Langkah al-Bukhari ini diikuti oleh ulama pada masa itu, yang juga murid beliau, yaitu Imam Muslim bin al-Hajaj (W. 261 H/874 M) dengan kitab al-Jami’ al-Shahih-nya, yang kemudian populer dengan sebutan Shahih Muslim. Langkah itu diikuti pula oleh para ulama lainnya, meskipun karya mereka tidak mencapai taraf kesahihan kedua kitab itu, bahkan masih banyak kekurangan, di antaranya Abu Daud (W. 275 H/888 ) dengan kitab Sunan-nya. Kemudian menyusul al-Tirmidzi (W. 279 H/892 ) dengan kitab Shahih-nya, walaupun pada kenyataannya masih banyak didapat hadis-hadis yang ternyata daif. Kemudian al-Nasai (W. 303 H/915 M) dengan kitab Sunan-nya. Setelah itu Ibn Majah[3] (W. 273 H/887 M) juga dengan kitab Sunan-nya. Masa ini adalah puncak tadwin al-hadits yang sekaligus dikenal dengan sebutan tabwib al- jam’i (kodifikasi hadis berdasarkan bab)
Kenyataan ini menunjukkan bahwa Shahih al-Bukhari telah mendapatkan perhatian besar dari para ulama pada berbagai generasi. Daya pikat apa yang dimilikinya sehingga mampu “menyihir” para ahli ilmu untuk bertekun-tekun menyimak dan mendiskusikannya. Inilah fakta sejarah yang perlu dikaji. Kami akan mencoba menemukan “ukuran” daya pikat Shahih al-Bukhari.
Hasil pengamatan kami, Paling tidak ada lima faktor yang membuat Shahih al-Bukhari memiliki dayat pikat;
- Konstruksi gagasan, yakni keberhasilan gagasan yang dikandung oleh kitab tersebut dalam menggerakkan pikiran orang yang membacanya. Hal itu dibuktikan dengan lahirnya banyak karya yang mengelaborasi, mengomentari kitab tersebut, baik dalam bentuk syarh, hamisy, maupun ikhtishar. Bahkan tidak sedikit yang mengkritisinya.
- Visi penulis, yakni Imam al-Bukhari memiliki kemampuan menyatukan masa lalu yang jauh (periode Rasulullah saw.) dengan kekinian yang sedang dilakoninya untuk kemudian menengok secara amat menukik pelbagai kemungkinan yang akan terjadi di depan. Hal itu tampak menonjol pada pengelaborasian satu hadis dalam konteks ajaran Islam secara luas (akidah, ibadah, iqtishadiyah (ekonomi), siyasah (politik), dan berbagai topik lainnya)

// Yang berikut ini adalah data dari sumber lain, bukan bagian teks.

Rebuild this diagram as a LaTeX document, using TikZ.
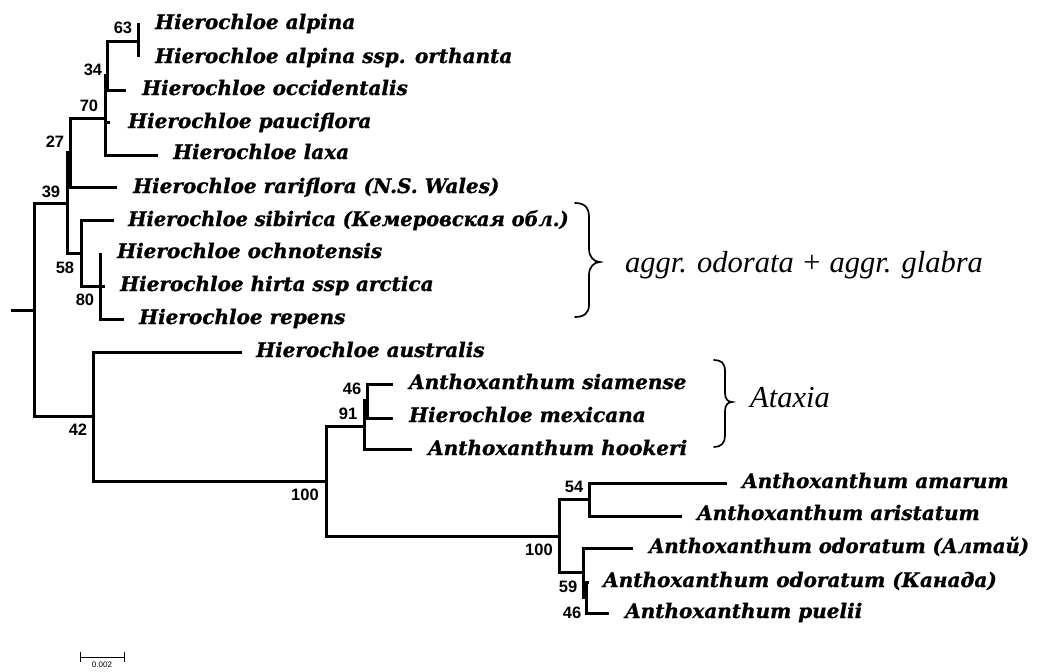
\documentclass[tikz,border=0pt]{standalone}
\usepackage{fontspec}
\newfontfamily\taxfont[BoldItalicFeatures={FakeBold=1}]{DejaVu Serif}
\newfontfamily\bsfont{Liberation Sans}
\newfontfamily\notefont{Liberation Serif}
\begin{document}
\begin{tikzpicture}[x=1pt,y=-1pt,
  branch/.style={line width=3pt},
  taxon/.style={anchor=base west, inner sep=0pt,
    font=\taxfont\bfseries\itshape\fontsize{20}{20}\selectfont},
  boot/.style={inner sep=0pt, font=\bsfont\bfseries\fontsize{16.5}{16.5}\selectfont},
  note/.style={anchor=base west, inner sep=0pt,
    font=\notefont\itshape\fontsize{30.5}{30.5}\selectfont},
  bracepath/.style={line width=1.7pt, line cap=round}]
\useasboundingbox (0,0) rectangle (1037,672);

% internal nodes
\coordinate (stub) at (11,310);
\coordinate (n0) at (34,310);
\coordinate (n39) at (67,203);
\coordinate (n27) at (70,152);
\coordinate (n70) at (105,118);
\coordinate (n34) at (107,75);
\coordinate (n63) at (138,41);
\coordinate (n58) at (81,253);
\coordinate (n80) at (100,286);
\coordinate (n42) at (93,416);
\coordinate (n100a) at (326,481);
\coordinate (n91) at (364,426);
\coordinate (n46a) at (367,400);
\coordinate (n100b) at (559,536);
\coordinate (n54) at (589,499);
\coordinate (n59) at (583,572);
\coordinate (n46b) at (586,597);

% tips
\coordinate (t-alp) at (138,23);
\coordinate (t-orth) at (138,57);
\coordinate (t-occ) at (126,90);
\coordinate (t-pau) at (110,122);
\coordinate (t-lax) at (158,155);
\coordinate (t-rar) at (117,187);
\coordinate (t-sib) at (114,220);
\coordinate (t-och) at (100,253);
\coordinate (t-hir) at (105,286);
\coordinate (t-rep) at (124,319);
\coordinate (t-aus) at (242,352);
\coordinate (t-sia) at (393,384);
\coordinate (t-mex) at (393,418);
\coordinate (t-hoo) at (412,449);
\coordinate (t-ama) at (727,483);
\coordinate (t-ari) at (682,516);
\coordinate (t-alt) at (633,548);
\coordinate (t-kan) at (589,582);
\coordinate (t-pue) at (609,613);

% branches
\draw[branch] (stub) -- (n0);
\foreach \p/\c in {n0/n39, n0/n42,
    n39/n27, n39/n58,
    n27/n70, n27/t-rar,
    n70/n34, n70/t-pau, n70/t-lax,
    n34/n63, n34/t-occ,
    n63/t-alp, n63/t-orth,
    n58/t-sib, n58/n80,
    n80/t-och, n80/t-hir, n80/t-rep,
    n42/t-aus, n42/n100a,
    n100a/n91, n100a/n100b,
    n91/n46a, n91/t-hoo,
    n46a/t-sia, n46a/t-mex,
    n100b/n54, n100b/n59,
    n54/t-ama, n54/t-ari,
    n59/t-alt, n59/n46b,
    n46b/t-kan, n46b/t-pue}
  \draw[branch] (\p) |- (\c);

% taxon names
\node[taxon] (l-alp) at (155,29) {Hierochloe alpina};
\node[taxon] (l-orth) at (155,63) {Hierochloe alpina ssp. orthanta};
\node[taxon] (l-occ) at (142,95) {Hierochloe occidentalis};
\node[taxon] (l-pau) at (128,128) {Hierochloe pauciflora};
\node[taxon] (l-lax) at (173,159) {Hierochloe laxa};
\node[taxon] (l-rar) at (133,193) {Hierochloe rariflora (N.S. Wales)};
\node[taxon] (l-sib) at (128,226) {\scalebox{0.97}[1]{Hierochloe sibirica (Кемеровская обл.)}};
\node[taxon] (l-och) at (117,258) {Hierochloe ochnotensis};
\node[taxon] (l-hir) at (120,291) {Hierochloe hirta ssp arctica};
\node[taxon] (l-rep) at (139,324) {Hierochloe repens};
\node[taxon] (l-aus) at (256,357) {Hierochloe australis};
\node[taxon] (l-sia) at (409,389) {Anthoxanthum siamense};
\node[taxon] (l-mex) at (409,422) {Hierochloe mexicana};
\node[taxon] (l-hoo) at (428,455) {Anthoxanthum hookeri};
\node[taxon] (l-ama) at (742,488) {Anthoxanthum amarum};
\node[taxon] (l-ari) at (697,520) {Anthoxanthum aristatum};
\node[taxon] (l-alt) at (649,553) {\scalebox{0.98}[1]{Anthoxanthum odoratum (Алтай)}};
\node[taxon] (l-kan) at (603,587) {Anthoxanthum odoratum (Канада)};
\node[taxon] (l-pue) at (625,618) {Anthoxanthum puelii};

% bootstrap support
\node[boot] (b63) at (123,28) {63};
\node[boot] (b34) at (93,70) {34};
\node[boot] (b70) at (89,106) {70};
\node[boot] (b27) at (55,142) {27};
\node[boot] (b39) at (51,192) {39};
\node[boot] (b58) at (65,268) {58};
\node[boot] (b80) at (85,300) {80};
\node[boot] (b42) at (78,430) {42};
\node[boot] (b100a) at (305,495) {100};
\node[boot] (b46a) at (352,389) {46};
\node[boot] (b91) at (348,414) {91};
\node[boot] (b54) at (574,487) {54};
\node[boot] (b100b) at (539,550) {100};
\node[boot] (b59) at (568,587) {59};
\node[boot] (b46b) at (572,613) {46};

% group braces
\draw[bracepath] (575,203) .. controls (584,203) and (589,207) .. (589,217)
  -- (589,249) .. controls (589,257) and (594,262) .. (600,262)
  .. controls (594,262) and (589,267) .. (589,275)
  -- (589,305) .. controls (589,313) and (584,317) .. (575,317);
\draw[bracepath] (714,360) .. controls (721,360) and (725,363) .. (725,371)
  -- (725,393) .. controls (725,399) and (728,402) .. (732,402)
  .. controls (728,402) and (725,405) .. (725,411)
  -- (725,436) .. controls (725,443) and (721,447) .. (714,447);
\node[note] (g1) at (625,272) {aggr. odorata + aggr. glabra};
\node[note] (g2) at (750,407) {Ataxia};

% scale bar
\coordinate (sbL) at (80,657);
\coordinate (sbR) at (124,657);
\draw[line width=1pt] (sbL) -- (sbR);
\draw[line width=1pt] ([yshift=-5pt]sbL) -- ([yshift=5pt]sbL);
\draw[line width=1pt] ([yshift=-5pt]sbR) -- ([yshift=5pt]sbR);
\node[anchor=north, inner sep=0pt, font=\bsfont\fontsize{8}{8}\selectfont] (sbt) at (102,662) {0.002};
\end{tikzpicture}
\end{document}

- “Sosok yang menyejarah”, yakni tampilan visualnya mampu memberikan satu kekhasan atau karakter yang menonjol dari kitab tersebut. Sosok yang saya maksudkan dalam konteks ini ada pada judul, yaitu Al-Jami’ al-Shahih al-Musnad al-Mukhtashar min Umuri Rasulillah saw. wa Sunanihi wa Ayyamihi, yang lazim disingkat dengan Al-Jami’ al-Shahih, dan populer dengan sebutan Shahih al-Bukhari. Di samping itu, kitab itu memiliki waktu edar “abadi”. Ia mampu menaburkan gagasan segar dan baru di setiap zaman, dan pada gilirannya, berhasil menggerakkan para tokoh di setiap zaman untuk menemukan gagasan yang lebih baru dan lebih segar.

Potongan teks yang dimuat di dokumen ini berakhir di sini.